Scan the data below for the string "this". Copy every line where it appears.

#### Extracted material:
- - - - -

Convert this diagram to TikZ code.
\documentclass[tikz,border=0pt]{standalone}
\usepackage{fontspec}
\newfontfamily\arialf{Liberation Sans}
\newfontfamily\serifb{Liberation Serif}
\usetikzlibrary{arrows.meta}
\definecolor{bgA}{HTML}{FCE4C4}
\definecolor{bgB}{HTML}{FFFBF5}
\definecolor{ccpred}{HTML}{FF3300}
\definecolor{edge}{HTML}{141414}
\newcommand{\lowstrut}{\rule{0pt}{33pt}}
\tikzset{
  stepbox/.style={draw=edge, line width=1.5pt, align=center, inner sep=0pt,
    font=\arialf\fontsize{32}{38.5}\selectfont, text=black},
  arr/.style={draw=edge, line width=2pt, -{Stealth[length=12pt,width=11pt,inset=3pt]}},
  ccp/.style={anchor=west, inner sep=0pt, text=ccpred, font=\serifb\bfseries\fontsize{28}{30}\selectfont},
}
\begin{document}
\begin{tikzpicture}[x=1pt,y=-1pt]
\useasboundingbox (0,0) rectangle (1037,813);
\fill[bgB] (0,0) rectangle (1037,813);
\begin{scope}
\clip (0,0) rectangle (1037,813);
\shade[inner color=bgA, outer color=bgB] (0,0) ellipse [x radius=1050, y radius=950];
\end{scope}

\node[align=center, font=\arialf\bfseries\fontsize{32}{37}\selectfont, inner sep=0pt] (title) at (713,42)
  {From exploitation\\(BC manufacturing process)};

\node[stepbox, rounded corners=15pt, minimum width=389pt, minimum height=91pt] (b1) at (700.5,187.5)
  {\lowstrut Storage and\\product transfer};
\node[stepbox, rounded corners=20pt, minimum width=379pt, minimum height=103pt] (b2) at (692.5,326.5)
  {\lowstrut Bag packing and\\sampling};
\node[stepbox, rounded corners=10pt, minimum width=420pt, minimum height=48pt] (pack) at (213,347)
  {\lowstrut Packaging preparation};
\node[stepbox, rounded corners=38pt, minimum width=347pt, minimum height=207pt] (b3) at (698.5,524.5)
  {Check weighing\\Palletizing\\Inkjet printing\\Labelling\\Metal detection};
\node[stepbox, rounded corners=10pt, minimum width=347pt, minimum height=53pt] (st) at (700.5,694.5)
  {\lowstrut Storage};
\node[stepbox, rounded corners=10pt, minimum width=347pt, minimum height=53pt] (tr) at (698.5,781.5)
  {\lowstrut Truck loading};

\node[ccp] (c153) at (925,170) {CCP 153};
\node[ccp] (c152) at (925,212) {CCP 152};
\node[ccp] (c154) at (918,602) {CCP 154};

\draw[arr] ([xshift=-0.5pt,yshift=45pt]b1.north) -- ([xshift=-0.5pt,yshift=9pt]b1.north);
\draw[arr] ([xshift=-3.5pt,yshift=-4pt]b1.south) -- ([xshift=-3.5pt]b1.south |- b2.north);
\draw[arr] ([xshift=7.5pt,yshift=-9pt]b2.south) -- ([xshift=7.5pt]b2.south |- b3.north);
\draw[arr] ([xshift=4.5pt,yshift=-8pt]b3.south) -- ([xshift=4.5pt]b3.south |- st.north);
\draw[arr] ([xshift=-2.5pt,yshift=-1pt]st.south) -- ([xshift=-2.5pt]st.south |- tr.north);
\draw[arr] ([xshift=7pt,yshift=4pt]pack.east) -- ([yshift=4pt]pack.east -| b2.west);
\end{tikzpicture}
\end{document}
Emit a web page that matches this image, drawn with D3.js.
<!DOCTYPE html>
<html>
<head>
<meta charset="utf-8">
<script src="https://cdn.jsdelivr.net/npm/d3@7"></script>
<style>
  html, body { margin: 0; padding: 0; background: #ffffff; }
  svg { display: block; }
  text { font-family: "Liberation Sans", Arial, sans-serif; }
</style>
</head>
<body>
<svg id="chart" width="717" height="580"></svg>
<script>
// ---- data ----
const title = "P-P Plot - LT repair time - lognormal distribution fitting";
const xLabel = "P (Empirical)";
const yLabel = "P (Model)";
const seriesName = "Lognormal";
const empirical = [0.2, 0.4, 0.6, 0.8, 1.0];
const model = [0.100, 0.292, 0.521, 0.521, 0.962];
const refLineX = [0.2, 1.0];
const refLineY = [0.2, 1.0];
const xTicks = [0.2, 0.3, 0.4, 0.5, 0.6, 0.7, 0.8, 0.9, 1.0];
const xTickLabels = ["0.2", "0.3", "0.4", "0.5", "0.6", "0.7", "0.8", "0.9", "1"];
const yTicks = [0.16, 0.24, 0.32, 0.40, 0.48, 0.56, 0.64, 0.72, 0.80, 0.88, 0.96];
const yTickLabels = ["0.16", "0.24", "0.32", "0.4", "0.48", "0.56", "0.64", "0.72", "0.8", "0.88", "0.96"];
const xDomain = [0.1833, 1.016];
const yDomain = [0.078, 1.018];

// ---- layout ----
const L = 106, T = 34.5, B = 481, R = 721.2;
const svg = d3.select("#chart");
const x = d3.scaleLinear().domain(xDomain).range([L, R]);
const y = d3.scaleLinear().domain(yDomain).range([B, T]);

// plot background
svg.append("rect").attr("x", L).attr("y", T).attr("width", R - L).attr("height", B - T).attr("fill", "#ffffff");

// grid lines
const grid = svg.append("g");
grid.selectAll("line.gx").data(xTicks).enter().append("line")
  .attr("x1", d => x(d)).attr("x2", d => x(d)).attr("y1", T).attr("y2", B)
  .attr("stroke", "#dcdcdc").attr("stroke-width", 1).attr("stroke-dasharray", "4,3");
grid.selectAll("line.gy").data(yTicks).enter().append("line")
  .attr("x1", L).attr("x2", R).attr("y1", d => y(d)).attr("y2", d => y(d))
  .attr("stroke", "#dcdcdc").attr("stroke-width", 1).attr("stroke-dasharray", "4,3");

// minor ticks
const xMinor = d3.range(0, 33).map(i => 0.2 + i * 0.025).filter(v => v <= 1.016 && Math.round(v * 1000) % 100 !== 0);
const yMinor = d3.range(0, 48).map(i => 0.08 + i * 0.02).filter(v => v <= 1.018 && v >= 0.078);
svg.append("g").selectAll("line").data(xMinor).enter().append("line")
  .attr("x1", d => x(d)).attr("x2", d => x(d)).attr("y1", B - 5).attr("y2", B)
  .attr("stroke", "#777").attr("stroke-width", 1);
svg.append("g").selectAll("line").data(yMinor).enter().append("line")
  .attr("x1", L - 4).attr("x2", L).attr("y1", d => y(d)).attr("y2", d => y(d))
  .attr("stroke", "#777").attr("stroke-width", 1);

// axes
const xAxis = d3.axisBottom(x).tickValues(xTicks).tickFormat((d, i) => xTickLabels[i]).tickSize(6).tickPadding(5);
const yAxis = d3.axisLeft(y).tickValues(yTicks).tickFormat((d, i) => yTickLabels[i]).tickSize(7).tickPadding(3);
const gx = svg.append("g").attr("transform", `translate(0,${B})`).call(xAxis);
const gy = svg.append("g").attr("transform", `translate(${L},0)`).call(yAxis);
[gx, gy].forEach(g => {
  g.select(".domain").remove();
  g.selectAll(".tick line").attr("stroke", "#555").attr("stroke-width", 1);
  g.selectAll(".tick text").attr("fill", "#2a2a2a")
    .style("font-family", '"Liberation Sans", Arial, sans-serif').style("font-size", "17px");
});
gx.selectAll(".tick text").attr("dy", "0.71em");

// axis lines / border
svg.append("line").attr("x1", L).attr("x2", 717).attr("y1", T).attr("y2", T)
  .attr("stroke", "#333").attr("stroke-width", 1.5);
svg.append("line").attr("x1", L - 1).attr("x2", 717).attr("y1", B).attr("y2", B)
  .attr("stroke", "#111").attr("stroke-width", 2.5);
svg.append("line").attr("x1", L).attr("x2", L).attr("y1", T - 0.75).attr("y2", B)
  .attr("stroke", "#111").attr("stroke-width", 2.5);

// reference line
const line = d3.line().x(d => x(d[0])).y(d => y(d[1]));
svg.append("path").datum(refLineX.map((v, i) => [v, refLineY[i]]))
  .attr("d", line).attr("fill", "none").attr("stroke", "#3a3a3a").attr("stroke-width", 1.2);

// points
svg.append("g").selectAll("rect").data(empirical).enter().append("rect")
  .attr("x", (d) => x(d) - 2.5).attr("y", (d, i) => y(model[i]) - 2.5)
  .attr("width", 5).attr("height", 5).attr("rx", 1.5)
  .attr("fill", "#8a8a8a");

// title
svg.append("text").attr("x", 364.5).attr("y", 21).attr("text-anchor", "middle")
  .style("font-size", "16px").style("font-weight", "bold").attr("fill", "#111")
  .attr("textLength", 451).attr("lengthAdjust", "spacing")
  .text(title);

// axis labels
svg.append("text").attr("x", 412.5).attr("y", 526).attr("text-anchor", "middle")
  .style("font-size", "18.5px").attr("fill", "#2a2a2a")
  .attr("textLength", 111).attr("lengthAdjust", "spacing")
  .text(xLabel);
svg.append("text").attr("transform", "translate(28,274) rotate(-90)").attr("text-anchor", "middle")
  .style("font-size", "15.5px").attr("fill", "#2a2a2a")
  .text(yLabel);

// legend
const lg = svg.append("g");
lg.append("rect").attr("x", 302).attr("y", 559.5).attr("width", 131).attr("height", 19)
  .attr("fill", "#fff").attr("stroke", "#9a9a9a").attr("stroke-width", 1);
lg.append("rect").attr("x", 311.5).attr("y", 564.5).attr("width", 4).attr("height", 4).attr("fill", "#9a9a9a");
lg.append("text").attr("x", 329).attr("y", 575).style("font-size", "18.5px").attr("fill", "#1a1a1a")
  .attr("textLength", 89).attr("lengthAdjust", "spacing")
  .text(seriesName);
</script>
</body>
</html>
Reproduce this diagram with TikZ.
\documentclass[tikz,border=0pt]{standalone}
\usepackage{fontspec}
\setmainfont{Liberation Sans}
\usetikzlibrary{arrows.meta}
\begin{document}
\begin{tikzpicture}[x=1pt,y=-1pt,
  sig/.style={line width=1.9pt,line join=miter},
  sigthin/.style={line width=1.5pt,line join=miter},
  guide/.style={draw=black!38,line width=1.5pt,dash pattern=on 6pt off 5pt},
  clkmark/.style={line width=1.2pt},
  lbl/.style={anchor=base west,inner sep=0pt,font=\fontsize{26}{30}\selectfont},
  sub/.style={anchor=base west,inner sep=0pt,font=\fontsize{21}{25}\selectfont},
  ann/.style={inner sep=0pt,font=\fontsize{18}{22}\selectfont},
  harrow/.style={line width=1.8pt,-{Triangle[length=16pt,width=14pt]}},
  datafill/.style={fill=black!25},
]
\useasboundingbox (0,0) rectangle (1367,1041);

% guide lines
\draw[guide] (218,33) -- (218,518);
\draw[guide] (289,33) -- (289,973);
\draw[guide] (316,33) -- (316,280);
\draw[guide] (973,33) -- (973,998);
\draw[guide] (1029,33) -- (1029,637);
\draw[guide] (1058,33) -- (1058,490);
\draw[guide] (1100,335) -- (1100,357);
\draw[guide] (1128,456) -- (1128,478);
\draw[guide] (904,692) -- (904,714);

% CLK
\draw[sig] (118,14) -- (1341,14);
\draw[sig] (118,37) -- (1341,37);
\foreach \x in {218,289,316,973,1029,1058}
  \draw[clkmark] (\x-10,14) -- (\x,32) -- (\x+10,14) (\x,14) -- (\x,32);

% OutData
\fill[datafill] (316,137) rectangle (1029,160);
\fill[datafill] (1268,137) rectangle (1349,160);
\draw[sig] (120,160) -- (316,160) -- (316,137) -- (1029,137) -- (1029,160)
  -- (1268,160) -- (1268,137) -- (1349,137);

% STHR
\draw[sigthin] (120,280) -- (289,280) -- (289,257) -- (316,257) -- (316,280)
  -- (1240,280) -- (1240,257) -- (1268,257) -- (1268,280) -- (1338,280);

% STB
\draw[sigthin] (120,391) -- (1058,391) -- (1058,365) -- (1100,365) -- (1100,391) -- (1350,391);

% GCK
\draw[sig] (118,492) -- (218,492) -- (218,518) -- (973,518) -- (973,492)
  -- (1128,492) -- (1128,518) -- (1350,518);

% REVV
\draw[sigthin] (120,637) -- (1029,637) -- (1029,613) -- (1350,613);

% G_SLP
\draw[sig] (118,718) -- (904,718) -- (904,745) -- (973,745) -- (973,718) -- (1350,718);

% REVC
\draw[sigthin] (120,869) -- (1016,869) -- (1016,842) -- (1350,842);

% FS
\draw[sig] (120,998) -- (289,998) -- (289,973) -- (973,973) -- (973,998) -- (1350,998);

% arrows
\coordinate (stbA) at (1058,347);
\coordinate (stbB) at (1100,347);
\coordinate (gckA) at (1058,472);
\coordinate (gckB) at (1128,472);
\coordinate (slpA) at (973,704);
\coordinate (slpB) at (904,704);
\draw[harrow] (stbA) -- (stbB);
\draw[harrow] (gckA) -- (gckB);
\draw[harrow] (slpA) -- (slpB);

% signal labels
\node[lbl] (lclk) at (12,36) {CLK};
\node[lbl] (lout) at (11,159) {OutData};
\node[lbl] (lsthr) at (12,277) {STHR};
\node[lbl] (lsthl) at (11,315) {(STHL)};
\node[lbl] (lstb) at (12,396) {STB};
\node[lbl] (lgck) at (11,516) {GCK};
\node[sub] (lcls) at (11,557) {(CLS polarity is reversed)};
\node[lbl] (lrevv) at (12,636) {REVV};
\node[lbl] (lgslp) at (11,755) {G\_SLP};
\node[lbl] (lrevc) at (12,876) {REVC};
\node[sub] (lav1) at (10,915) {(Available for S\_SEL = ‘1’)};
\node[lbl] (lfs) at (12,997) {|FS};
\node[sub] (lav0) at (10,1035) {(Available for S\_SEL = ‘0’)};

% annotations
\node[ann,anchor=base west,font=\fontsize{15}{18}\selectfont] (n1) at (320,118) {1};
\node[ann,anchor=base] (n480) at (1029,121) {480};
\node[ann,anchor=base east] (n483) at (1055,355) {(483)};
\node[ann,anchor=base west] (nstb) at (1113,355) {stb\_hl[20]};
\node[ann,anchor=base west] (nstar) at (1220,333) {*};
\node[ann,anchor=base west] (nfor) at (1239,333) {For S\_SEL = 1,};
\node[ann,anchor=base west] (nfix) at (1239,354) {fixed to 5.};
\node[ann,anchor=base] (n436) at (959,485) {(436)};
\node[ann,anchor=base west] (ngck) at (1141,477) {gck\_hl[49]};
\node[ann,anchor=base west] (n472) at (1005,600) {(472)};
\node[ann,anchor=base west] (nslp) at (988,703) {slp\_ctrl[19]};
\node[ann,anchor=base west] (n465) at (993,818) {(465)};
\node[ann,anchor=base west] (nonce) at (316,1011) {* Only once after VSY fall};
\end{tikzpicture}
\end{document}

- - - - -

#### Output below:
Convert this diagram to TikZ code.
Emit a web page that matches this image, drawn with D3.js.
Reproduce this diagram with TikZ.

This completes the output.